-- Problem description --
Restate each line of the listing exactly, without carrying over any pictures.
***
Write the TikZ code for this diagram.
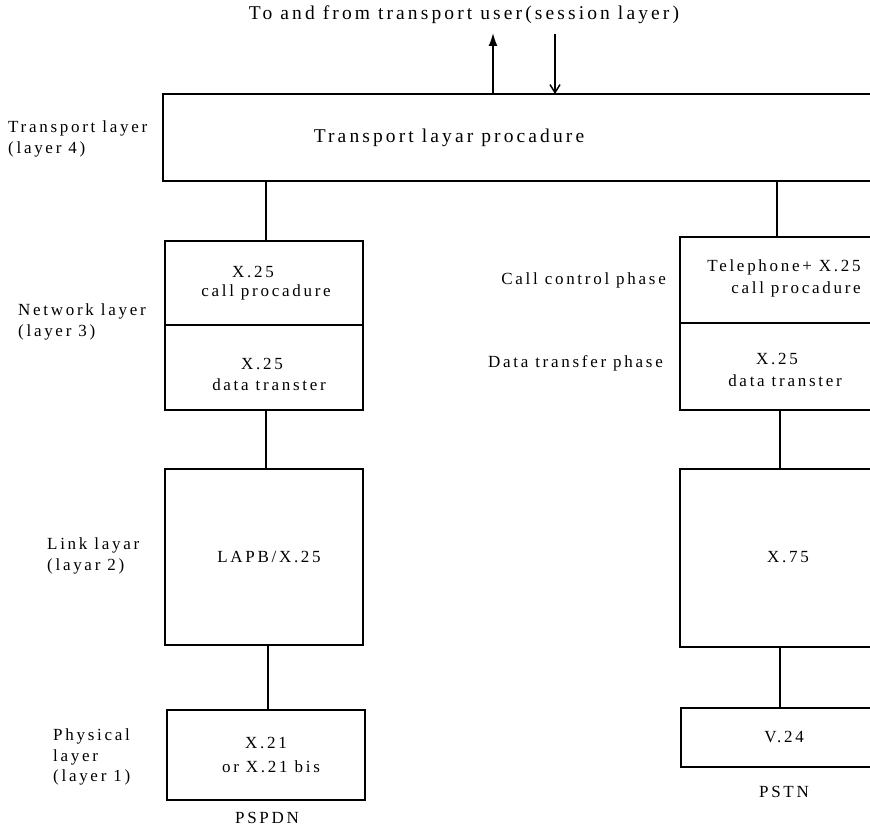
\documentclass[tikz,border=0pt]{standalone}
\usepackage{fontspec}
\setmainfont{Liberation Serif}[LetterSpace=16]
\usetikzlibrary{arrows.meta}
\begin{document}
\begin{tikzpicture}[x=1pt,y=-1pt,
  box/.style={draw, line width=1.5pt, rectangle, inner sep=0pt, outer sep=0pt, anchor=north west},
  txt/.style={font=\fontsize{19.5}{23}\selectfont, inner sep=0pt, align=center},
  btxt/.style={font=\fontsize{17}{20}\selectfont, inner sep=0pt},
  lbl/.style={font=\fontsize{17}{20.5}\selectfont, inner sep=0pt, align=left},
  conn/.style={line width=1.5pt}]
\useasboundingbox (0,0) rectangle (870,829);
% title
\node[txt] (title) at (464,15) {To and from transport user(session layer)};
% transport box
\node[box, minimum width=717pt, minimum height=87pt] (trans) at (163,94) {};
\node[txt] (transtxt) at (449,138) {Transport layar procadure};
\coordinate (upend) at (493,33);
\coordinate (downstart) at (555,34);
\draw[conn, -{Latex[length=13pt,width=9pt]}] (trans.north -| upend) -- (upend);
\draw[conn, -{Straight Barb[length=8pt,width=10pt]}] (downstart) -- (trans.north -| downstart);
% left column
\node[box, minimum width=198pt, minimum height=84pt] (lnet1) at (165,241) {};
\node[box, minimum width=198pt, minimum height=85pt] (lnet2) at (165,325) {};
\node[box, minimum width=198pt, minimum height=176pt] (llink) at (165,469) {};
\node[box, minimum width=198pt, minimum height=90pt] (lphys) at (167,710) {};
\node[btxt] (lnet1a) at (253,272) {X.25};
\node[btxt] (lnet1b) at (266,292) {call procadure};
\node[btxt] (lnet2a) at (262,364) {X.25};
\node[btxt] (lnet2b) at (269,385) {data transter};
\node[btxt] (llinkt) at (269,557) {LAPB/X.25};
\node[btxt] (lphysa) at (266,743) {X.21};
\node[btxt] (lphysb) at (271,767) {or X.21 bis};
\node[btxt] (pspdn) at (267,818) {PSPDN};
\coordinate (lcol) at (266,0);
\coordinate (lcol2) at (268,0);
\draw[conn] (trans.south -| lcol) -- (lnet1.north -| lcol);
\draw[conn] (lnet2.south -| lcol) -- (llink.north -| lcol);
\draw[conn] (llink.south -| lcol2) -- (lphys.north -| lcol2);
% right column
\node[box, minimum width=200pt, minimum height=86pt] (rnet1) at (680,237) {};
\node[box, minimum width=200pt, minimum height=87pt] (rnet2) at (680,323) {};
\node[box, minimum width=200pt, minimum height=178pt] (rlink) at (680,469) {};
\node[box, minimum width=199pt, minimum height=59pt] (rphys) at (681,708) {};
\node[btxt] (rnet1a) at (784,267) {Telephone+ X.25};
\node[btxt] (rnet1b) at (796,289) {call procadure};
\node[btxt] (rnet2a) at (777,359) {X.25};
\node[btxt] (rnet2b) at (785,381) {data transter};
\node[btxt] (rlinkt) at (788,557) {X.75};
\node[btxt] (rphyst) at (784,737) {V.24};
\node[btxt] (pstn) at (784,792) {PSTN};
\coordinate (rcol) at (777,0);
\coordinate (rcol2) at (780,0);
\draw[conn] (trans.south -| rcol) -- (rnet1.north -| rcol);
\draw[conn] (rnet2.south -| rcol2) -- (rlink.north -| rcol2);
\draw[conn] (rlink.south -| rcol2) -- (rphys.north -| rcol2);
% left labels
\node[lbl, anchor=west] (l4) at (8,139) {Transport layer\\(layer 4)};
\node[lbl, anchor=west] (l3) at (18,322) {Network layer\\(layer 3)};
\node[lbl, anchor=west] (l2) at (47,556) {Link layar\\(layar 2)};
\node[lbl, anchor=west] (l1) at (53,757) {Physical\\layer\\(layer 1)};
\node[lbl, anchor=east] (ccp) at (666,280) {Call control phase};
\node[lbl, anchor=east] (dtp) at (663,363) {Data transfer phase};
\end{tikzpicture}
\end{document}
***
-- Written response --
Write the TikZ code for this diagram.
\documentclass[tikz,border=0pt]{standalone}
\usepackage{fontspec}
\setmainfont{Liberation Serif}[LetterSpace=16]
\usetikzlibrary{arrows.meta}
\begin{document}
\begin{tikzpicture}[x=1pt,y=-1pt,
  box/.style={draw, line width=1.5pt, rectangle, inner sep=0pt, outer sep=0pt, anchor=north west},
  txt/.style={font=\fontsize{19.5}{23}\selectfont, inner sep=0pt, align=center},
  btxt/.style={font=\fontsize{17}{20}\selectfont, inner sep=0pt},
  lbl/.style={font=\fontsize{17}{20.5}\selectfont, inner sep=0pt, align=left},
  conn/.style={line width=1.5pt}]
\useasboundingbox (0,0) rectangle (870,829);
% title
\node[txt] (title) at (464,15) {To and from transport user(session layer)};
% transport box
\node[box, minimum width=717pt, minimum height=87pt] (trans) at (163,94) {};
\node[txt] (transtxt) at (449,138) {Transport layar procadure};
\coordinate (upend) at (493,33);
\coordinate (downstart) at (555,34);
\draw[conn, -{Latex[length=13pt,width=9pt]}] (trans.north -| upend) -- (upend);
\draw[conn, -{Straight Barb[length=8pt,width=10pt]}] (downstart) -- (trans.north -| downstart);
% left column
\node[box, minimum width=198pt, minimum height=84pt] (lnet1) at (165,241) {};
\node[box, minimum width=198pt, minimum height=85pt] (lnet2) at (165,325) {};
\node[box, minimum width=198pt, minimum height=176pt] (llink) at (165,469) {};
\node[box, minimum width=198pt, minimum height=90pt] (lphys) at (167,710) {};
\node[btxt] (lnet1a) at (253,272) {X.25};
\node[btxt] (lnet1b) at (266,292) {call procadure};
\node[btxt] (lnet2a) at (262,364) {X.25};
\node[btxt] (lnet2b) at (269,385) {data transter};
\node[btxt] (llinkt) at (269,557) {LAPB/X.25};
\node[btxt] (lphysa) at (266,743) {X.21};
\node[btxt] (lphysb) at (271,767) {or X.21 bis};
\node[btxt] (pspdn) at (267,818) {PSPDN};
\coordinate (lcol) at (266,0);
\coordinate (lcol2) at (268,0);
\draw[conn] (trans.south -| lcol) -- (lnet1.north -| lcol);
\draw[conn] (lnet2.south -| lcol) -- (llink.north -| lcol);
\draw[conn] (llink.south -| lcol2) -- (lphys.north -| lcol2);
% right column
\node[box, minimum width=200pt, minimum height=86pt] (rnet1) at (680,237) {};
\node[box, minimum width=200pt, minimum height=87pt] (rnet2) at (680,323) {};
\node[box, minimum width=200pt, minimum height=178pt] (rlink) at (680,469) {};
\node[box, minimum width=199pt, minimum height=59pt] (rphys) at (681,708) {};
\node[btxt] (rnet1a) at (784,267) {Telephone+ X.25};
\node[btxt] (rnet1b) at (796,289) {call procadure};
\node[btxt] (rnet2a) at (777,359) {X.25};
\node[btxt] (rnet2b) at (785,381) {data transter};
\node[btxt] (rlinkt) at (788,557) {X.75};
\node[btxt] (rphyst) at (784,737) {V.24};
\node[btxt] (pstn) at (784,792) {PSTN};
\coordinate (rcol) at (777,0);
\coordinate (rcol2) at (780,0);
\draw[conn] (trans.south -| rcol) -- (rnet1.north -| rcol);
\draw[conn] (rnet2.south -| rcol2) -- (rlink.north -| rcol2);
\draw[conn] (rlink.south -| rcol2) -- (rphys.north -| rcol2);
% left labels
\node[lbl, anchor=west] (l4) at (8,139) {Transport layer\\(layer 4)};
\node[lbl, anchor=west] (l3) at (18,322) {Network layer\\(layer 3)};
\node[lbl, anchor=west] (l2) at (47,556) {Link layar\\(layar 2)};
\node[lbl, anchor=west] (l1) at (53,757) {Physical\\layer\\(layer 1)};
\node[lbl, anchor=east] (ccp) at (666,280) {Call control phase};
\node[lbl, anchor=east] (dtp) at (663,363) {Data transfer phase};
\end{tikzpicture}
\end{document}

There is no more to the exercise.